Respiratory variations of aortic VTI: a new index of hypovolemia and fluid responsiveness

In 12 mechanically ventilated and anesthetized rabbits, we investigated whether the magnitude of respiratory changes in the aortic velocity time integral (VTI(Ao)), recorded by transthoracic echocardiography (TTE) during a stepwise blood withdrawal and restitution, could be used as a reliable indicator of volume depletion and responsiveness. At each step, left and right ventricular dimensions and the aortic diameter and VTI(Ao) were recorded to calculate stroke volume (SV) and cardiac output (CO). Respiratory changes of VTI(Ao) (maximal - minimal values divided by their respective means) were calculated. The amount of blood withdrawal correlated negatively with left and right ventricular diastolic diameters, VTI(Ao), SV, and CO and correlated directly with respiratory changes of VTI(Ao). Respiratory VTI(Ao) variations (but not other parameters) at the last blood withdrawal step was also correlated with changes in SV after blood restitution (r = 0.83, P < 0.001). In conclusion, respiratory variations in VTI(Ao) using TTE appear to be a sensitive index of blood volume depletion and restitution. This dynamic parameter predicted fluid responsiveness more reliably than static markers of cardiac preload.

Measurement of cardiac output and tissue perfusion

Recent technologic innovations have allowed a greater scope for cardiac output measurement in critically ill children. There is a move toward both less invasive and continuous methods, several of which also offer novel measures of preload. Many of the new methods are still undergoing preliminary evaluation in the pediatric population and will be summarized in this article.

Predicting fluid responsiveness in ICU patients: a critical analysis of the evidence

STUDY OBJECTIVE

To identify and critically review the published peer-reviewed, English-language studies investigating predictive factors of fluid responsiveness in ICU patients.

DESIGN

Studies were collected by doing a search in MEDLINE (from 1966) and scanning the reference lists of the articles. Studies were selected according to the following criteria: volume expansion performed in critically ill patients, patients classified in two groups (responders and nonresponders) according to the effects of volume expansion on stroke volume or on cardiac output, and comparison of responder and nonresponder patients' characteristics before volume expansion.

RESULTS

Twelve studies were analyzed in which the parameters tested were as follows: (1) static indicators of cardiac preload (right atrial pressure [RAP], pulmonary artery occlusion pressure [PAOP], right ventricular end-diastolic volume [RVEDV], and left ventricular end-diastolic area [LVEDA]); and (2) dynamic parameters (inspiratory decrease in RAP [Delta RAP], expiratory decrease in arterial systolic pressure [Delta down], respiratory changes in pulse pressure [Delta PP], and respiratory changes in aortic blood velocity [Delta Vpeak]). Before fluid infusion, RAP, PAOP, RVEDV, and LVEDA were not significantly lower in responders than in nonresponders in three of five studies, in seven of nine studies, in four of six studies, and in one of three studies, respectively.
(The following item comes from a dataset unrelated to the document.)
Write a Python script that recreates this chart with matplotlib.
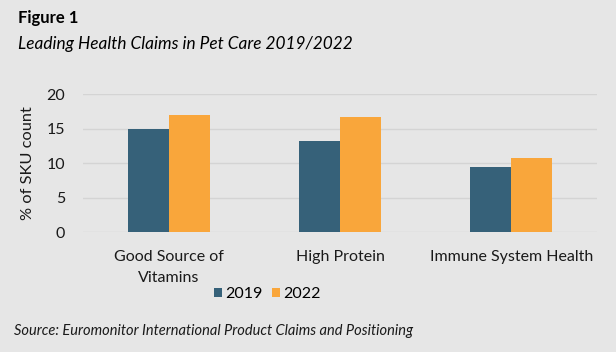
import matplotlib.pyplot as plt
import numpy as np

# Leading health claims in pet care, % of SKU count
categories = ["Good Source of\nVitamins", "High Protein", "Immune System Health"]
share_2019 = [15.0, 13.2, 9.4]
share_2022 = [17.0, 16.7, 10.7]
series_labels = ["2019", "2022"]
y_ticks = [0, 5, 10, 15, 20]

BG = "#e6e6e6"
TEAL = "#366179"
ORANGE = "#f9a63b"
GRID = "#d4d4d4"

plt.rcParams["font.family"] = ["Lato", "DejaVu Sans"]

W, H = 616, 352
fig = plt.figure(figsize=(W / 100, H / 100), dpi=100, facecolor=BG)
ax = fig.add_axes([83 / W, 1 - 232 / H, (597 - 83) / W, (232 - 94.3) / H])
ax.set_facecolor(BG)

x = np.arange(len(categories))
width = 0.24
ax.bar(x - width / 2, share_2019, width, color=TEAL, label=series_labels[0], zorder=3)
ax.bar(x + width / 2, share_2022, width, color=ORANGE, label=series_labels[1], zorder=3)

ax.set_xlim(-0.5, len(categories) - 0.5)
ax.set_ylim(0, 20)
ax.set_yticks(y_ticks)
ax.yaxis.grid(True, color=GRID, linewidth=1, zorder=0)
ax.set_xticks(x)
ax.set_xticklabels(categories, fontsize=11.6, color="#1a1a1a", linespacing=1.65)
ax.tick_params(axis="both", length=0, labelsize=11.5, colors="#1a1a1a")
ax.tick_params(axis="x", pad=13)
ax.tick_params(axis="y", pad=13)
for s in ax.spines.values():
    s.set_visible(False)
ax.set_ylabel("% of SKU count", fontsize=11.8, color="#1a1a1a", labelpad=8)

ax.legend(loc="center", bbox_to_anchor=(267 / W, 1 - 294 / H),
          bbox_transform=fig.transFigure, ncol=2, frameon=False, fontsize=11.5,
          handlelength=0.5, handleheight=0.5, handletextpad=0.2, columnspacing=0.6)

fig.text(18 / W, 1 - 18 / H, "Figure 1", fontsize=12, fontweight="bold",
         va="center", ha="left", color="#000000")
fig.text(18 / W, 1 - 44 / H, "Leading Health Claims in Pet Care 2019/2022",
         fontsize=12.4, fontstyle="italic", va="center", ha="left", color="#000000")
fig.text(14 / W, 1 - 331 / H,
         "Source: Euromonitor International Product Claims and Positioning",
         fontsize=10.5, fontstyle="italic", va="center", ha="left", color="#1a1a1a")

fig.savefig("out.png", dpi=100, facecolor=BG)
When a significant difference was found, no threshold value could discriminate responders and nonresponders. Before fluid infusion, Delta RAP, Delta down, Delta PP, and Delta Vpeak were significantly higher in responders, and a threshold value predicted fluid responsiveness with high positive (77 to 95%) and negative (81 to 100%) predictive values.

CONCLUSION

Dynamic parameters should be used preferentially to static parameters to predict fluid responsiveness in ICU patients.